SUPPLIED DATA:
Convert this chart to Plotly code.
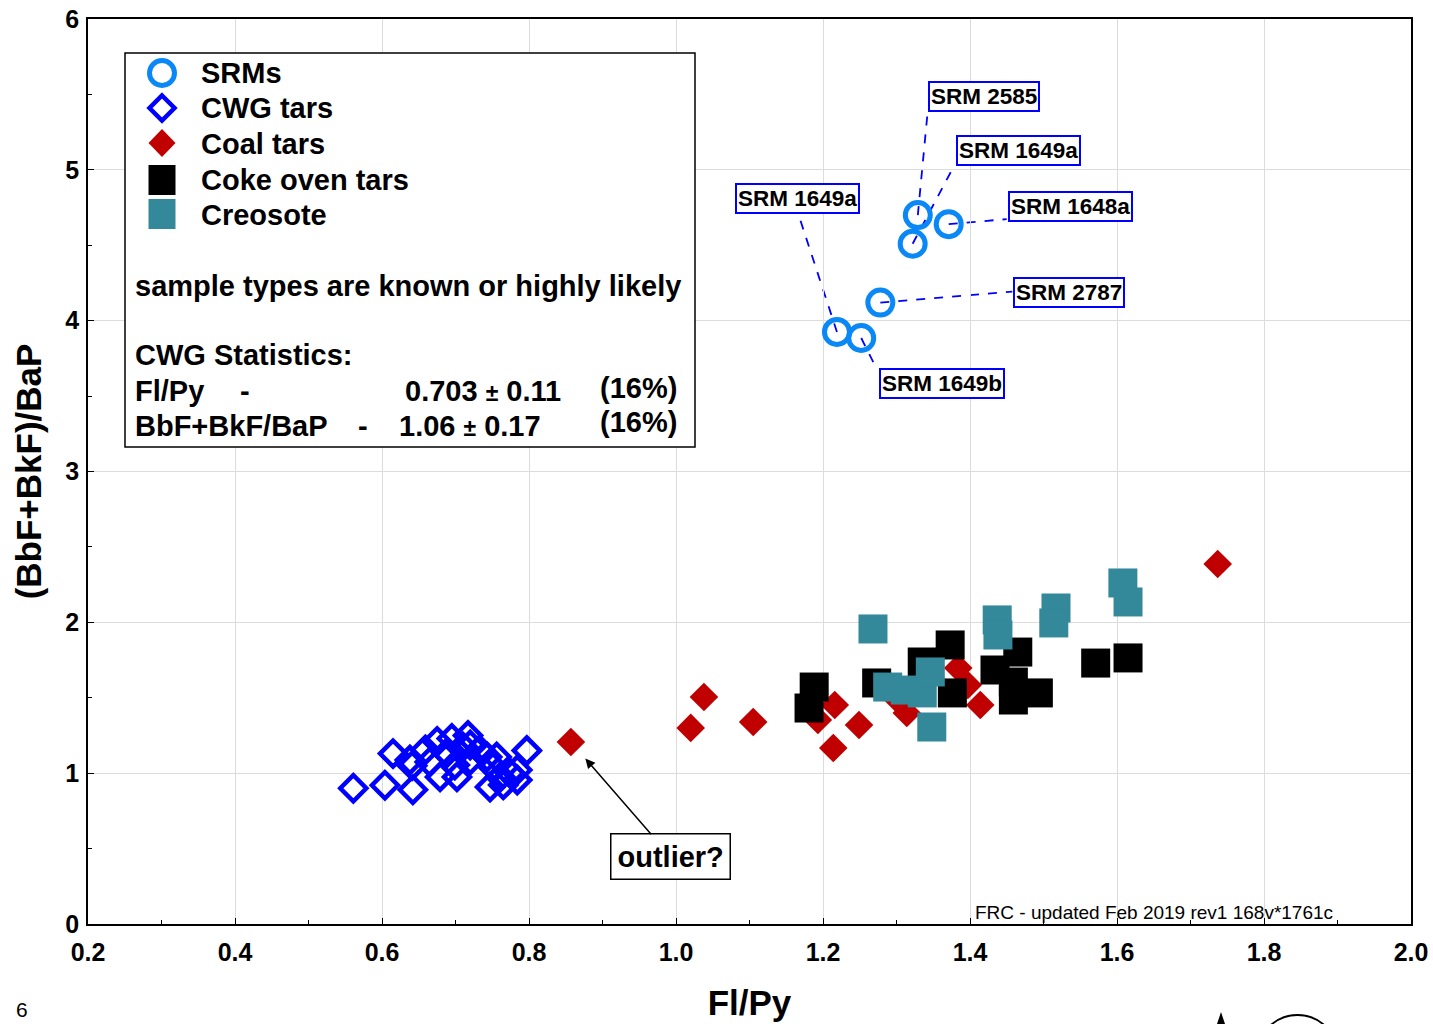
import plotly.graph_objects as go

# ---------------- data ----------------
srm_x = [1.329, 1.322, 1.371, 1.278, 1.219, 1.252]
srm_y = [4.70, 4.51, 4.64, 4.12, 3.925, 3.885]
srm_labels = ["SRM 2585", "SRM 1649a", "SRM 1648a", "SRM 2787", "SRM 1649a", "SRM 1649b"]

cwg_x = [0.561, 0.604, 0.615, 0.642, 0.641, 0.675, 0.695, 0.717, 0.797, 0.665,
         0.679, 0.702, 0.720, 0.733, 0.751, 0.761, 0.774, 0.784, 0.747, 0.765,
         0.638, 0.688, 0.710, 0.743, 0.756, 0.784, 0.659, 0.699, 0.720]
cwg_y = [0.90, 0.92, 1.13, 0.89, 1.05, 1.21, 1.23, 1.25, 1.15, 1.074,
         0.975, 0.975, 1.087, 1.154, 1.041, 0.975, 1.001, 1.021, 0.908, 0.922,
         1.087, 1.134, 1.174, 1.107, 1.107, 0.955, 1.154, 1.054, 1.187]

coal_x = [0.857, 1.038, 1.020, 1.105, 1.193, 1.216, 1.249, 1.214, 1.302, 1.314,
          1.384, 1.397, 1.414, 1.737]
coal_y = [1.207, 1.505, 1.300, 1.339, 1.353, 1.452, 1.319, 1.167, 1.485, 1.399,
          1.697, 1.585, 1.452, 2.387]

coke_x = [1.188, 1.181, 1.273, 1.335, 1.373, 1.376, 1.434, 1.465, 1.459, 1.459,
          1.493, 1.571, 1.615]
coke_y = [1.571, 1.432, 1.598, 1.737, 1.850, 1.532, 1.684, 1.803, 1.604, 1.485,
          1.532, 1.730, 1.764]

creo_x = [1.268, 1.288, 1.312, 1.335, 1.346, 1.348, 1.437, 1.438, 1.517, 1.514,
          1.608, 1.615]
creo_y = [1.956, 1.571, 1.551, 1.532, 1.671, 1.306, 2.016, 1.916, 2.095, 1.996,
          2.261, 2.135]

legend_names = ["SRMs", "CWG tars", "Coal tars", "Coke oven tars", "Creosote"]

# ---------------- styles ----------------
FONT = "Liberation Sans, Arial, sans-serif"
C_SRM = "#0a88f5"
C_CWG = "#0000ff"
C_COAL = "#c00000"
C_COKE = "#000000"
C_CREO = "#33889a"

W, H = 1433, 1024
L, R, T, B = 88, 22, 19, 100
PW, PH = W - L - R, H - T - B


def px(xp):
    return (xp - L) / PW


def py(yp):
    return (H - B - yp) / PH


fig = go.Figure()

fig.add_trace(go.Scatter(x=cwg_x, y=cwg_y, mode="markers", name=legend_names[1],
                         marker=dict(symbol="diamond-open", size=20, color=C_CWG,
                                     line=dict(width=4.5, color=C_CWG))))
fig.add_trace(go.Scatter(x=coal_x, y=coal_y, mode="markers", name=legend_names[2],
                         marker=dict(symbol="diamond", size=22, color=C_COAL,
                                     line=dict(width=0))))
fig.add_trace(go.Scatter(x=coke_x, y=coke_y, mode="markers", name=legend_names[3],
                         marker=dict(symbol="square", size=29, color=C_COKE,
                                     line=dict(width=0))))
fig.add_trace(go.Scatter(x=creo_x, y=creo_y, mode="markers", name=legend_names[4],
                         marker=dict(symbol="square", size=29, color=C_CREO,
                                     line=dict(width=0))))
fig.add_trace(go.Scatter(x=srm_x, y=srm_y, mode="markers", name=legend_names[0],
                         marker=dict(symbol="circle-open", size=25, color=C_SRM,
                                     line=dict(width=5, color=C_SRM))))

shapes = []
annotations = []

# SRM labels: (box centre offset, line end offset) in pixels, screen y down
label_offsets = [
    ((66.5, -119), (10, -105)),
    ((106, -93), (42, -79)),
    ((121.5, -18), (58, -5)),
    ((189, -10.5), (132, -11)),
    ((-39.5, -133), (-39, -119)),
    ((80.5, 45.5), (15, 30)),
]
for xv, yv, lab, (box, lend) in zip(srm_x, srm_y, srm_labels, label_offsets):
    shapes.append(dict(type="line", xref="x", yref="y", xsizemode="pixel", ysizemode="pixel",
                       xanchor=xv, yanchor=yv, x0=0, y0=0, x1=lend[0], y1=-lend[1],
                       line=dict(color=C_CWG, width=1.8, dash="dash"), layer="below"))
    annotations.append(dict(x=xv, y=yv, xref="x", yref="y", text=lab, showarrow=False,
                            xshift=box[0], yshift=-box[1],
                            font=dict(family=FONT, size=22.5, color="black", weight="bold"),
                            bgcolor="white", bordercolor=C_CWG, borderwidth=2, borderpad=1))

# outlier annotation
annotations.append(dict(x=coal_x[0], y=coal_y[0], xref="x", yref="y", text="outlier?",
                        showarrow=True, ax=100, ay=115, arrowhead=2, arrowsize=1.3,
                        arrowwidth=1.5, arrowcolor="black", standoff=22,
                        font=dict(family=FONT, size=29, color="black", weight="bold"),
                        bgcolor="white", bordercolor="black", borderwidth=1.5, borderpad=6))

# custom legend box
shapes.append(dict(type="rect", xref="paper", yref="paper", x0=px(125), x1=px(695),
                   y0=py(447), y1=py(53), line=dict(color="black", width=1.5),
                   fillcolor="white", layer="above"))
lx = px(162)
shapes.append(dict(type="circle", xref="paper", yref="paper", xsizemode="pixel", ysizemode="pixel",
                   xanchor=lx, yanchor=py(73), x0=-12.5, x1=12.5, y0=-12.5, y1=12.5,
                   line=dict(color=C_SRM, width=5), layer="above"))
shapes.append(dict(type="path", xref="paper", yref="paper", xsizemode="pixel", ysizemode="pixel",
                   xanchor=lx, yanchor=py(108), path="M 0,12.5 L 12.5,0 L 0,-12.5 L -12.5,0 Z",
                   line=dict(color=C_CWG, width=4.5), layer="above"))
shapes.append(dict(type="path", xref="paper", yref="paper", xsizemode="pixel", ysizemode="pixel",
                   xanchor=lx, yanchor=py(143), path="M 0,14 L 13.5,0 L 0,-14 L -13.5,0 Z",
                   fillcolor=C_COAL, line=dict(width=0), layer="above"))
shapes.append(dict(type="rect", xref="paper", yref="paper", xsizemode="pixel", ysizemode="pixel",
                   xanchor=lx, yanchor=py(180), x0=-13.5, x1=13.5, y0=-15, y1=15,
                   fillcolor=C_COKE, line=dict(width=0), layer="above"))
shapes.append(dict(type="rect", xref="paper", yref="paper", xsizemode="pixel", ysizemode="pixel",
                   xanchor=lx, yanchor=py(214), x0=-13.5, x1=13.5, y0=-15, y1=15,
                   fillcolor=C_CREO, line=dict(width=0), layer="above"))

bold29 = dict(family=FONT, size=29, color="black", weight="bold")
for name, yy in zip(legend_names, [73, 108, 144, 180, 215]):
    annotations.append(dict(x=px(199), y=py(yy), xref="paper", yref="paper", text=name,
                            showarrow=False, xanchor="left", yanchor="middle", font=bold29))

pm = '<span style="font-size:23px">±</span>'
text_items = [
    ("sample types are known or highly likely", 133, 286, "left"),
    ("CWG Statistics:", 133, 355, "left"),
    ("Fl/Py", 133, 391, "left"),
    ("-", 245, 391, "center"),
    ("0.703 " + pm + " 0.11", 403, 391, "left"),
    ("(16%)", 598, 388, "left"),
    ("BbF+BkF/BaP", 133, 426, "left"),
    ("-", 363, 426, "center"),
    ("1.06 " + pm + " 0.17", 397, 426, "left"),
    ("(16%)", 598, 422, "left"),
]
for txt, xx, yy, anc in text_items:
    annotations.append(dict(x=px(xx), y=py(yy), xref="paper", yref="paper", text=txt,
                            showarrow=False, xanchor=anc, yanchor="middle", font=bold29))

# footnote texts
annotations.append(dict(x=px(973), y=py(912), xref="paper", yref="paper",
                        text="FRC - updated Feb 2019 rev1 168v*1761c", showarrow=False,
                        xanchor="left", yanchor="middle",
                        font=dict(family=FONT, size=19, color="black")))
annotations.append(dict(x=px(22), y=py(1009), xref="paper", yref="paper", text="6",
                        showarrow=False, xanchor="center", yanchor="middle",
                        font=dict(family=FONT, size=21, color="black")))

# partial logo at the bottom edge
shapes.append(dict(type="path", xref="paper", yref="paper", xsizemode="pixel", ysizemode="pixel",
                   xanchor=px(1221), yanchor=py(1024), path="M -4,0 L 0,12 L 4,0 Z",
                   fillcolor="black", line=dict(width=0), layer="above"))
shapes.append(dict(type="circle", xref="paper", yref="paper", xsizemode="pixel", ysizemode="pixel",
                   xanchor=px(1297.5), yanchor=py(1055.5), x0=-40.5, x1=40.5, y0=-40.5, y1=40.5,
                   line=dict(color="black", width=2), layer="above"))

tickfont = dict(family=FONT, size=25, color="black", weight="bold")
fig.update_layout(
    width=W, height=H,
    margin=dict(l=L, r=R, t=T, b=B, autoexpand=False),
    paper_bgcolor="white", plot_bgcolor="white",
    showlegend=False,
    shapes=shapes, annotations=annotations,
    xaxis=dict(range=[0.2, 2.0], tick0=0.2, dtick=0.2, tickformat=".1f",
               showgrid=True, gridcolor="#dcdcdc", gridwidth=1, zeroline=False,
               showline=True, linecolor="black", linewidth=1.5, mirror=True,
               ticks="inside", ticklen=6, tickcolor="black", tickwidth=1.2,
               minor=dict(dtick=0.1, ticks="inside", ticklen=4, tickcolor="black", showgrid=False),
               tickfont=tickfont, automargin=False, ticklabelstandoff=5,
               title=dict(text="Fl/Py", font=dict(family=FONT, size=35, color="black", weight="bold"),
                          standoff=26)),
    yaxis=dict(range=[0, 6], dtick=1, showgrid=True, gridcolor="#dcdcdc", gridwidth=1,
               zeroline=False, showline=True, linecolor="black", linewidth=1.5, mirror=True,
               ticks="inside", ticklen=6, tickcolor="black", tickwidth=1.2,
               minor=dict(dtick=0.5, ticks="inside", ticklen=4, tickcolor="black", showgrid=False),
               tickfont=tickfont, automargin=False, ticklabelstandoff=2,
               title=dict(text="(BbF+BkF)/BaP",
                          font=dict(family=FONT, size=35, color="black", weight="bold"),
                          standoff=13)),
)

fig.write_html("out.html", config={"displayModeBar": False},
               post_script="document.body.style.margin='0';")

AIM:
Please take the lines from the beginning of the data above through the line holding "1.087, 1.134, 1.174, 1.107, 1.107, 0.955, 1.154, 1.054, 1.187]" and transcribe them exactly, without any pictures.

EXPECTED OUTPUT:
Convert this chart to Plotly code.
import plotly.graph_objects as go

# ---------------- data ----------------
srm_x = [1.329, 1.322, 1.371, 1.278, 1.219, 1.252]
srm_y = [4.70, 4.51, 4.64, 4.12, 3.925, 3.885]
srm_labels = ["SRM 2585", "SRM 1649a", "SRM 1648a", "SRM 2787", "SRM 1649a", "SRM 1649b"]

cwg_x = [0.561, 0.604, 0.615, 0.642, 0.641, 0.675, 0.695, 0.717, 0.797, 0.665,
         0.679, 0.702, 0.720, 0.733, 0.751, 0.761, 0.774, 0.784, 0.747, 0.765,
         0.638, 0.688, 0.710, 0.743, 0.756, 0.784, 0.659, 0.699, 0.720]
cwg_y = [0.90, 0.92, 1.13, 0.89, 1.05, 1.21, 1.23, 1.25, 1.15, 1.074,
         0.975, 0.975, 1.087, 1.154, 1.041, 0.975, 1.001, 1.021, 0.908, 0.922,
         1.087, 1.134, 1.174, 1.107, 1.107, 0.955, 1.154, 1.054, 1.187]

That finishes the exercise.